» **Written exercise**:
Emit the data below verbatim, stripping out any pictures.

» **Collected material**:
........

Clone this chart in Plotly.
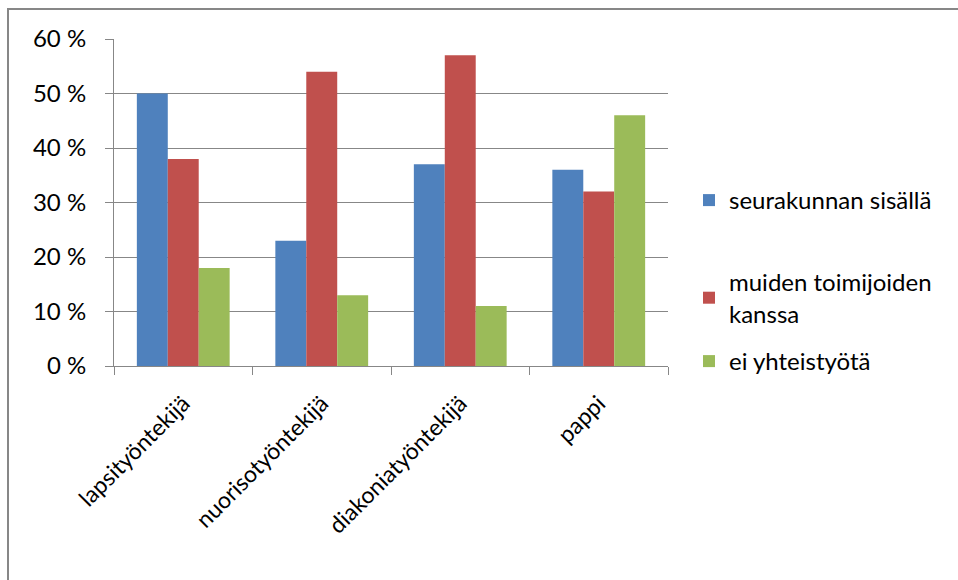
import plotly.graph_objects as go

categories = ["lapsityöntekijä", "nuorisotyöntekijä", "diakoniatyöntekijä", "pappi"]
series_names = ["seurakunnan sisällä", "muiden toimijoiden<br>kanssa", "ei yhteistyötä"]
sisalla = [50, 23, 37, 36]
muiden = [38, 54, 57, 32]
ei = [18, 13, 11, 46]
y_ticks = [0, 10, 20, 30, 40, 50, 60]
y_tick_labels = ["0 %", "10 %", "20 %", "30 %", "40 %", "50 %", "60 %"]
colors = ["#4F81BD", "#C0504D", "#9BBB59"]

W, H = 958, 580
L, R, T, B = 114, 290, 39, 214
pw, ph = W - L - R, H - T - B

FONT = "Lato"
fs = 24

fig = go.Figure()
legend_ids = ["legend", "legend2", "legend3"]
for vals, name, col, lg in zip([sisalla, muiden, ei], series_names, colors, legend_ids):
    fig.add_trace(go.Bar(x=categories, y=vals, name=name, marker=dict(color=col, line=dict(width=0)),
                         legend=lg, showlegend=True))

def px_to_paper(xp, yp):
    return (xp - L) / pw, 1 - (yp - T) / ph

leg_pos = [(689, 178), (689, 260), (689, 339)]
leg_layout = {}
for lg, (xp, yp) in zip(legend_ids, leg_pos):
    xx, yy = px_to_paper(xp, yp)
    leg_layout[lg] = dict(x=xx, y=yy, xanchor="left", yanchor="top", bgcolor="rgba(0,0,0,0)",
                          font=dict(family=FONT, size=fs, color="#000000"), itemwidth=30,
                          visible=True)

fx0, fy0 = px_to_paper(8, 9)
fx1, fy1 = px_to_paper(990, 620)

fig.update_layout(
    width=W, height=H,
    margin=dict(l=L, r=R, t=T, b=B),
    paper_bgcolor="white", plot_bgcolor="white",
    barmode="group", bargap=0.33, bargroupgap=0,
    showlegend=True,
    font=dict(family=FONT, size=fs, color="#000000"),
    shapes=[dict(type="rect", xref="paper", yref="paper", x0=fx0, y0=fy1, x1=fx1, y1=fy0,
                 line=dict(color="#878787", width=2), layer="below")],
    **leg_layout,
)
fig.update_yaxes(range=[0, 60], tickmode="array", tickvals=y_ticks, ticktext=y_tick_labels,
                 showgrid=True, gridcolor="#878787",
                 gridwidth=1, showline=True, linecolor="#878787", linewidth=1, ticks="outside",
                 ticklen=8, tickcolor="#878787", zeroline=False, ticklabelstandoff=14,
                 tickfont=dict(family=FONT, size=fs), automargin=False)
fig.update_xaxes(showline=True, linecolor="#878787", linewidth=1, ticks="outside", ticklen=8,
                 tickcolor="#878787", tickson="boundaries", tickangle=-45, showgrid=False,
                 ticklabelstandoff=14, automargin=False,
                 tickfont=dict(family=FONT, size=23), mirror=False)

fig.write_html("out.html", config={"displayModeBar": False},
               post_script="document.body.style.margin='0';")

........

» **Final result**:
Clone this chart in Plotly.
import plotly.graph_objects as go

categories = ["lapsityöntekijä", "nuorisotyöntekijä", "diakoniatyöntekijä", "pappi"]
series_names = ["seurakunnan sisällä", "muiden toimijoiden<br>kanssa", "ei yhteistyötä"]
sisalla = [50, 23, 37, 36]
muiden = [38, 54, 57, 32]
ei = [18, 13, 11, 46]
y_ticks = [0, 10, 20, 30, 40, 50, 60]
y_tick_labels = ["0 %", "10 %", "20 %", "30 %", "40 %", "50 %", "60 %"]
colors = ["#4F81BD", "#C0504D", "#9BBB59"]

W, H = 958, 580
L, R, T, B = 114, 290, 39, 214
pw, ph = W - L - R, H - T - B

FONT = "Lato"
fs = 24

fig = go.Figure()
legend_ids = ["legend", "legend2", "legend3"]
for vals, name, col, lg in zip([sisalla, muiden, ei], series_names, colors, legend_ids):
    fig.add_trace(go.Bar(x=categories, y=vals, name=name, marker=dict(color=col, line=dict(width=0)),
                         legend=lg, showlegend=True))

def px_to_paper(xp, yp):
    return (xp - L) / pw, 1 - (yp - T) / ph

leg_pos = [(689, 178), (689, 260), (689, 339)]
leg_layout = {}
for lg, (xp, yp) in zip(legend_ids, leg_pos):
    xx, yy = px_to_paper(xp, yp)
    leg_layout[lg] = dict(x=xx, y=yy, xanchor="left", yanchor="top", bgcolor="rgba(0,0,0,0)",
                          font=dict(family=FONT, size=fs, color="#000000"), itemwidth=30,
                          visible=True)

fx0, fy0 = px_to_paper(8, 9)
fx1, fy1 = px_to_paper(990, 620)

fig.update_layout(
    width=W, height=H,
    margin=dict(l=L, r=R, t=T, b=B),
    paper_bgcolor="white", plot_bgcolor="white",
    barmode="group", bargap=0.33, bargroupgap=0,
    showlegend=True,
    font=dict(family=FONT, size=fs, color="#000000"),
    shapes=[dict(type="rect", xref="paper", yref="paper", x0=fx0, y0=fy1, x1=fx1, y1=fy0,
                 line=dict(color="#878787", width=2), layer="below")],
    **leg_layout,
)
fig.update_yaxes(range=[0, 60], tickmode="array", tickvals=y_ticks, ticktext=y_tick_labels,
                 showgrid=True, gridcolor="#878787",
                 gridwidth=1, showline=True, linecolor="#878787", linewidth=1, ticks="outside",
                 ticklen=8, tickcolor="#878787", zeroline=False, ticklabelstandoff=14,
                 tickfont=dict(family=FONT, size=fs), automargin=False)
fig.update_xaxes(showline=True, linecolor="#878787", linewidth=1, ticks="outside", ticklen=8,
                 tickcolor="#878787", tickson="boundaries", tickangle=-45, showgrid=False,
                 ticklabelstandoff=14, automargin=False,
                 tickfont=dict(family=FONT, size=23), mirror=False)

fig.write_html("out.html", config={"displayModeBar": False},
               post_script="document.body.style.margin='0';")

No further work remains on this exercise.